Coffee shop testing isn't rigorous user research, but it's valuable rapid validation when timelines are tight. Getting 5-10 people to tap through a prototype in 10-minute sessions revealed interaction friction I hadn't noticed—especially around button affordances and optional vs required actions.
The most important finding: users assumed rating challenges was mandatory and felt stressed when they couldn't decide. Adding "Skip rating" as an explicit option (rather than implicit) immediately reduced confusion.
AI Interaction and Integration - Still Early Days
Using AI was a requirement in the process, and adding it to the challenge generation function seemed like a good fit. The developers integrated ChatGPT 3.5 and wrote an agent with instructions to generate wellness-focused challenges, character limits, etc.
This proved technically feasible for the most part, but of limited value to the app's core mechanism - quite often the challenges were generic and difficult to complete ("eat healthy breakfasts this week!") which risks lowering participation. Who wants to obey a pollyanna AI just because HR told them to?

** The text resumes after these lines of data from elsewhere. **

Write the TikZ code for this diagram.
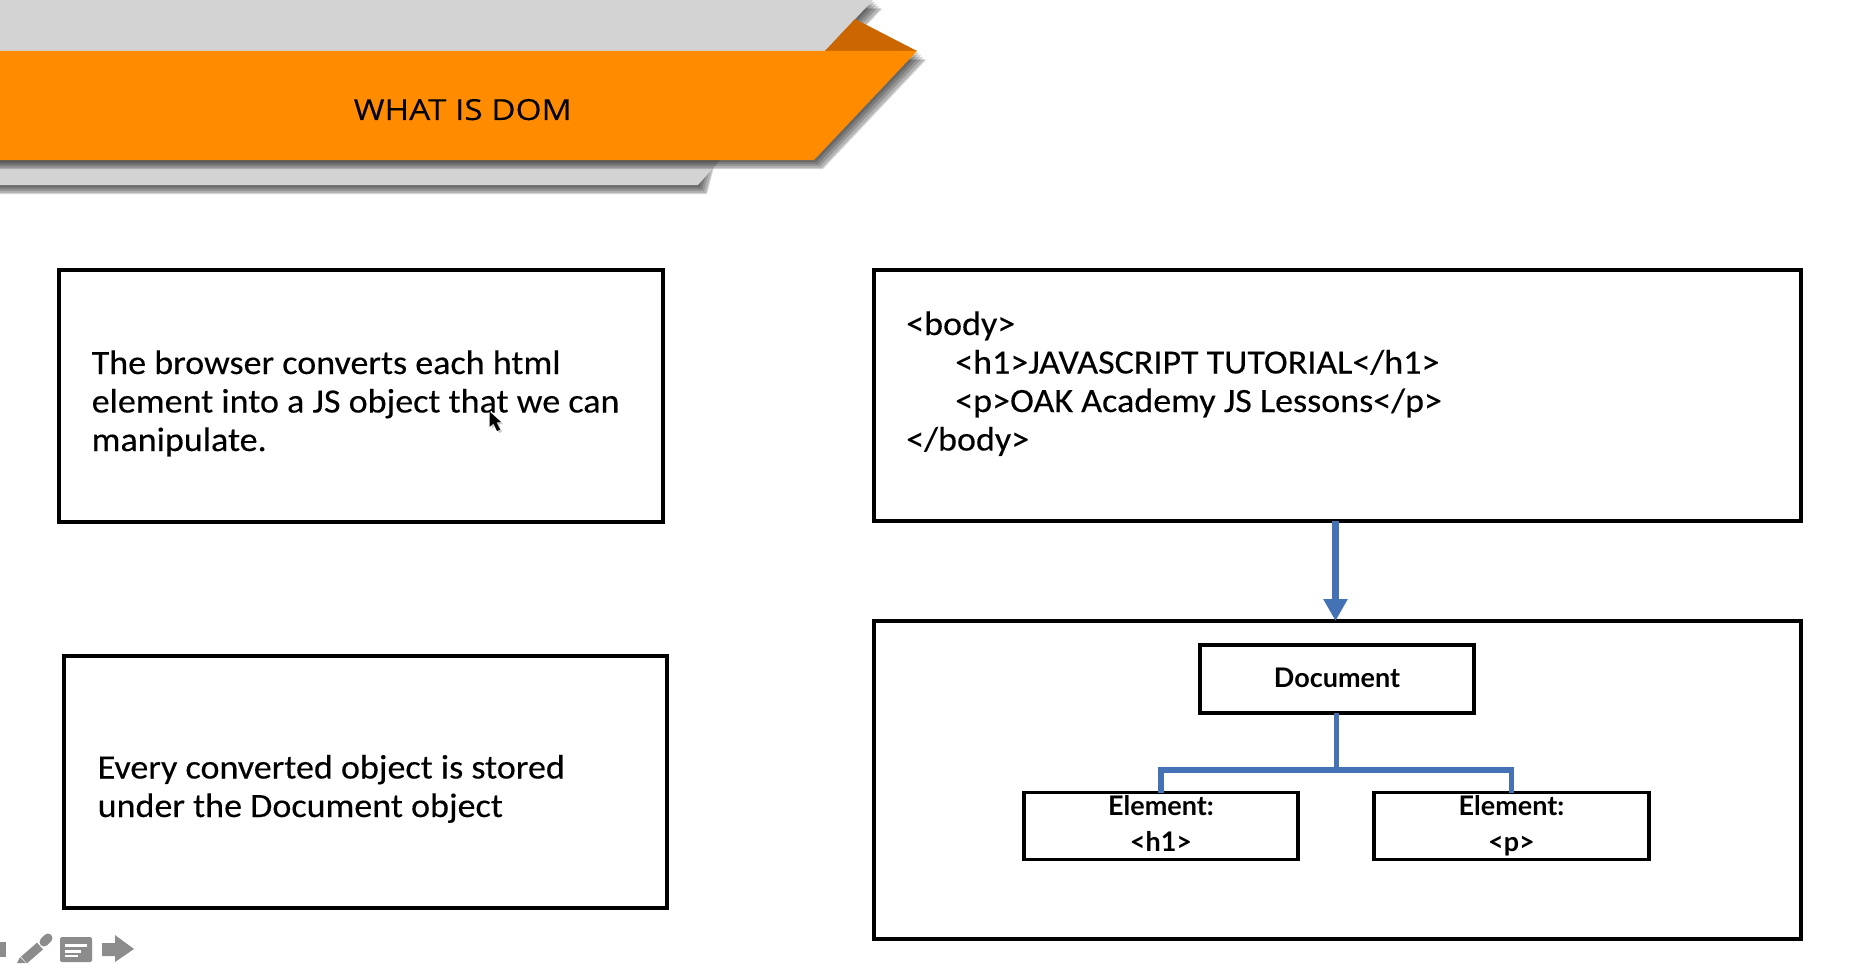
\documentclass[tikz,border=0pt]{standalone}
\usepackage{fontspec}
\setmainfont{Carlito}[FakeStretch=1.06,FakeBold=0.25]
\newfontfamily\titlefont{Open Sans}[FakeStretch=1.15,FakeBold=0.2]
\newfontfamily\chartfont{Lato}
\usetikzlibrary{arrows.meta}
\definecolor{bluelink}{HTML}{4472B4}
\definecolor{bannerorange}{HTML}{FF8C00}
\definecolor{bannerdark}{HTML}{CC6600}
\definecolor{bannergray}{HTML}{D3D3D3}
\definecolor{icongray}{HTML}{8C8C8C}
\tikzset{
  x=1pt,y=-1pt,
  boxthick/.style={draw=black,line width=3.5pt,fill=white,outer sep=0pt,inner sep=0pt},
  chartbox/.style={boxthick,line width=3.8pt,minimum height=67pt,font=\chartfont\bfseries\fontsize{27}{36}\selectfont,align=center},
  bodytext/.style={anchor=base west,align=left,inner sep=0pt,font=\fontsize{34}{38.5}\selectfont},
  linkline/.style={draw=bluelink,line width=5.5pt},
  softshadow/.style={fill=black,opacity=.16},
}
\newcommand{\softshadow}[1]{%
  \foreach \k in {2,4,6,8,9}{\fill[softshadow,shift={(\k,\k)}] #1;}}
\begin{document}
\begin{tikzpicture}
\useasboundingbox (0,0) rectangle (1851,963);
\fill[white] (0,0) rectangle (1851,963);
% banner
\begin{scope}
\clip (0,0) rectangle (1851,963);
\softshadow{(-20,0) -- (873,0) -- (825,51) -- (-20,51) -- cycle}
\fill[bannergray] (0,0) -- (873,0) -- (825,51) -- (0,51) -- cycle;
\fill[bannerdark] (825,51) -- (855,19) -- (917,51) -- cycle;
\softshadow{(-20,100) -- (720,100) -- (698,185) -- (-20,185) -- cycle}
\fill[bannergray] (0,150) -- (729,150) -- (698,185) -- (0,185) -- cycle;
\softshadow{(-20,51) -- (917,51) -- (814,160) -- (-20,160) -- cycle}
\fill[bannerorange] (0,51) -- (917,51) -- (814,160) -- (0,160) -- cycle;
\end{scope}
\node[anchor=base west,inner sep=0pt,font=\titlefont\fontsize{29}{34}\selectfont] (title) at (353.5,120) {WHAT IS DOM};
% left boxes
\node[boxthick,minimum width=604pt,minimum height=252pt] (leftA) at (361,396) {};
\node[bodytext] (leftAtext) at (91.5,451) {The browser converts each html\\element into a JS object that we can\\manipulate.};
\node[boxthick,minimum width=603pt,minimum height=252pt] (leftB) at (365.5,782) {};
\node[bodytext] (leftBtext) at (97.5,817) {Every converted object is stored\\under the Document object};
% right boxes
\node[boxthick,minimum width=927pt,minimum height=251pt] (code) at (1337.5,395.5) {};
\node[bodytext] (codetext) at (906,450.5) {<body>\\\hspace{49pt}<h1>JAVASCRIPT TUTORIAL</h1>\\\hspace{49pt}<p>OAK Academy JS Lessons</p>\\</body>};
\node[boxthick,minimum width=927pt,minimum height=318pt] (tree) at (1337.5,780) {};
\node[chartbox,minimum width=274pt,minimum height=68.5pt] (doc) at (1337,679) {\raisebox{2pt}{Document}};
\node[chartbox,minimum width=274.5pt] (elA) at (1161,826) {Element:\\<h1>\vphantom{<p>}};
\node[chartbox,minimum width=274.5pt] (elB) at (1511.5,826) {Element:\\<p>\vphantom{<h1>}};
% connectors
\draw[bluelink,line width=7pt,-{Triangle[width=23pt,length=22pt]}] ([xshift=-2pt]code.south) -- ([xshift=-2pt]tree.north);
\coordinate (junction) at (1336.3,770);
\draw[linkline] ([xshift=-.7pt]doc.south) -- (junction);
\draw[linkline] (elA.north) |- (junction);
\draw[linkline] (elB.north) |- (junction);
% cursor
\fill[black,opacity=.2,shift={(2,2)}] (489.5,411.5) -- (489.5,427) -- (493.5,423.5) -- (497,431) -- (500,429.5) -- (496.5,422.5) -- (501,422) -- cycle;
\fill[black] (489.5,411.5) -- (489.5,427) -- (493.5,423.5) -- (497,431) -- (500,429.5) -- (496.5,422.5) -- (501,422) -- cycle;
% player icons
\fill[icongray] (0,942) rectangle (6,957);
\draw[icongray,line width=9pt,line cap=round] (48,938) -- (44,942);
\draw[icongray,line width=9pt] (40,946) -- (24,960);
\fill[icongray] (17,963) -- (20,957) -- (26,963) -- cycle;
\fill[icongray,rounded corners=1.5pt] (60,937) rectangle (92,962);
\fill[white] (65,944) rectangle (87,947);
\fill[white] (65,950) rectangle (81,952.5);
\fill[white] (65,955) rectangle (78,957);
\fill[icongray] (102,943) -- (115,943) -- (115,935) -- (134,949) -- (115,962) -- (115,956) -- (102,956) -- cycle;
\end{tikzpicture}
\end{document}
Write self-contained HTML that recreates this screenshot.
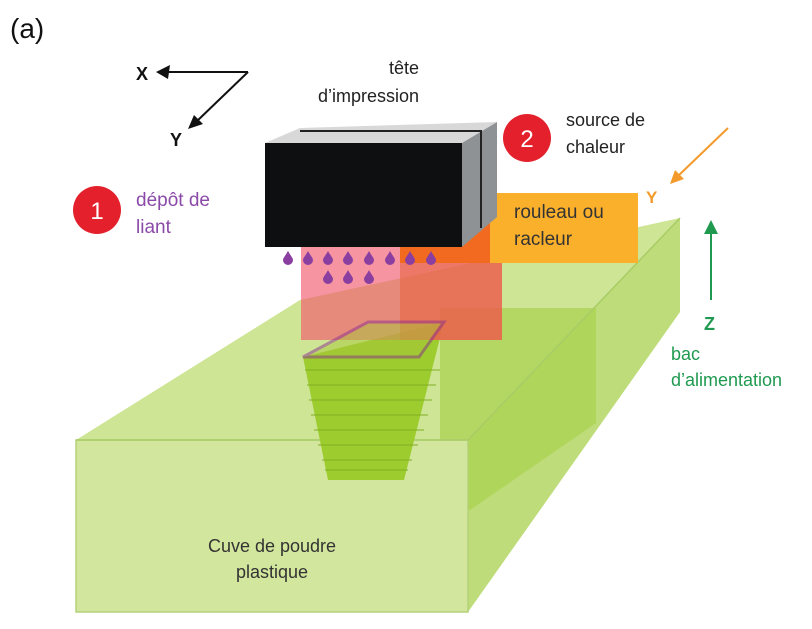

Gamification has obvious uses for AI in environments like these, but the agents must be closely tailored and evaluated as a core part of the application, rather than just being slapped on - especially in cases where the goal is "human interaction".


Research on how LLMs affect social interactions has only just begun, but "Artificial intelligence in communication impacts language and social relationships" (Hohenstein et.al) points out that although many are skeptical of AI-mediated social interactions (automatic message handling, for example), this skepticism doesn't transfer when users are more familiar with how the system works, as long as the system is transparent and offers an improvement.
Collaboration Lessons: Design-Dev Communication
The Three-State Button Challenge
The most significant development friction came from a seemingly simple UI pattern: the challenge rating buttons.
The requirement: Two buttons (thumbs up/thumbs down) that could represent three states:
- Neither selected (neutral/no rating)
- Thumbs up selected (positive rating)
- Thumbs down selected (negative rating)
Each button toggles between two visual states, but they also affect each other—selecting one deselects the other.
The problem: My Figma prototype showed the interaction clearly in motion, but developers couldn't decode the state logic from the prototype alone. They couldn't see the "rules" behind the interaction.
The Solution: Multiple Communication Methods
I had to explain the same interaction three different ways before the dev team understood:
- Figma prototype (showed behavior, not logic)
- Hand-drawn button states with arrows showing transitions
- State table listing all possible combinations and resulting states
Lesson learned: Interactive prototypes don't always communicate intent clearly. Complex UI logic needs explicit documentation—state diagrams, truth tables, or written specifications—especially when working with developers unfamiliar with Figma's prototyping features.
What I'd do differently: Define interaction patterns upfront with developers before prototyping. Establish shared terminology for UI states and behaviors. Create a simple "interaction spec" document for anything more complex than standard button/input behavior.
Key Learnings
Constraint-Driven Design
Working within the OutSystems low-code platform's constraints forced creative solutions and prioritization of core features over visual polish.
Design-Dev Communication
Interactive prototypes don't always communicate intent clearly. Complex interactions need explicit documentation with state diagrams and flow descriptions.
AI Integration Challenges
AI should be part of the core design, not an afterthought. Generic AI output risks undermining engagement in social applications.